ELSMERE — Politicos and dignitaries gathered early Monday morning, June 6, as the local American Legion Post adopted a second name in respect to a Medal of Honor recipient who recently passed.
American Legion Post 1040, on the corner of West Poplar Drive and Elsmere Avenue, is now The Blanchard-Currey Post of The American Legion.
The post, originally dedicated in 1931, has long carried the name of Nathaniel Adams Blanchard. According to legion history, he was believed to be the last American service member killed in action in World War I.
The second, new name, honors that of Francis S. Currey.
Currey served in the United States Army during World War II, enlisting into service just prior to his 18th birthday. According to The National WWII Museum, he missed D-Day: June 6, 1944, the day the Allies invaded Western Europe in World War II by a matter of weeks.
He was stateside in the days leading up to the pivotal campaign. He was at Camp Breckinridge, Kentucky, preparing to join the European front. A mandate from President Franklin Roosevelt prevented soldiers younger than 19 years old from deploying overseas. He turned 19 just three weeks later.
Currey arrived at Omaha Beach a couple of months after the invasion, where he was assigned to the 30th Infantry Division. The first action he witnessed was that September in Kerkrade in Holland. According to his official Medal of Honor citation, his actions that December would lead to him earning the nation’s highest military award for bravery.
He was defending a strong point near Malmedy, Belgium, when the Germans lead a powerful attack in late December. They had previously overrun tank destroyers and antitank guns and advanced to his position.

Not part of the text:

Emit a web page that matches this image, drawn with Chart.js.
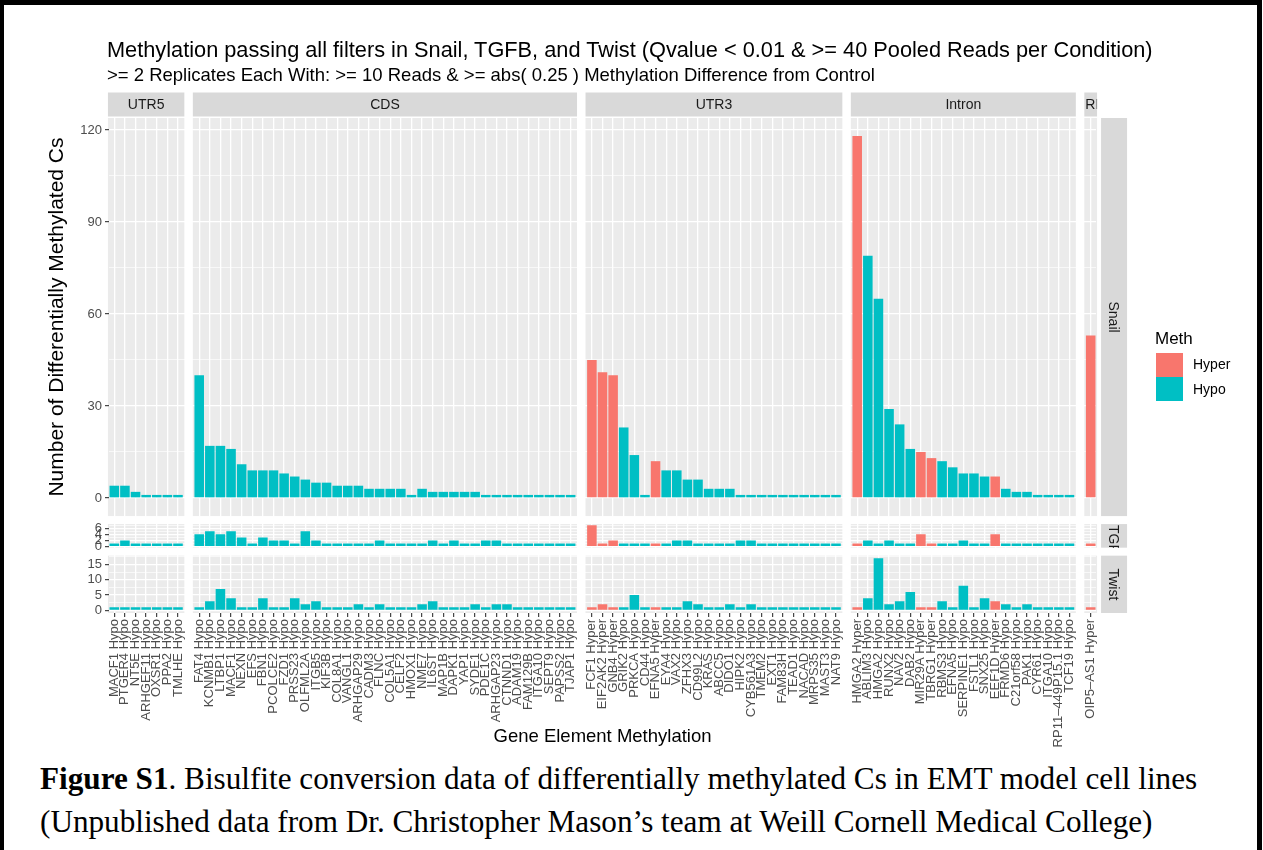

After what was described as prolonged fighting, his platoon was forced to withdraw to a nearby factory. He found a bazooka but needed to cross the street to obtain rockets. He proceeded to do so, dodging intense fire from enemy tanks and infantrymen from a short distance away.
After obtaining the rockets to arm the bazooka, Currey and a companion knocked out one tank with a single shot. They moved to another position, killing or wounding three German soldiers outside a house known to be an enemy stronghold. He then slipped away from the safety of cover, advancing to position himself within 50 yards of the house. Supported by friendly fire, he stood erect with the bazooka and fired a shot that knocked down half of one wall.
From his vantage point, Currey could see five American soldiers who had been pinned down by the house he had just attacked and three more enemy tanks. He proceeded across the street to a vehicle carrying antitank grenades and launched them towards the tanks, forcing the tankmen to retreat into the house. With the enemy retreated into the house, Currey bounced from one machine gun to the next, freeing the five servicemen from their position.
“Deprived of tanks and with heavy infantry casualties, the enemy was forced to withdraw,” states the citation. “Through his extensive knowledge of weapons and by his heroic and repeated braving of murderous enemy fire, Sgt. Currey was greatly responsible for inflicting heavy losses in men and material on the enemy, for rescuing [five] comrades, [two] of whom were wounded, and for stemming an attack which threatened to flank his battalion’s position.”
Currey was presented the Medal of Honor by the 30th Infantry Division Commander, Major General Leland Hobbs on July 27, 1945, near Reims, France. The medal was officially awarded to him on Aug. 17, 1945.
Currey returned home and married his wife, Wilma. The two raised three children together. He spent his post-military life as a counselor at the Veteran’s Affairs Hospital in Albany until he retired in 1980. He died on Oct. 8, 2019.
Blanchard was a member of Company G 307th Infantry 77th Division when he was killed at the end of the Meuse Argonne Offensive in France on Nov. 9, 1918. His body was returned to Delmar and now rests in the Bethlehem Cemetery.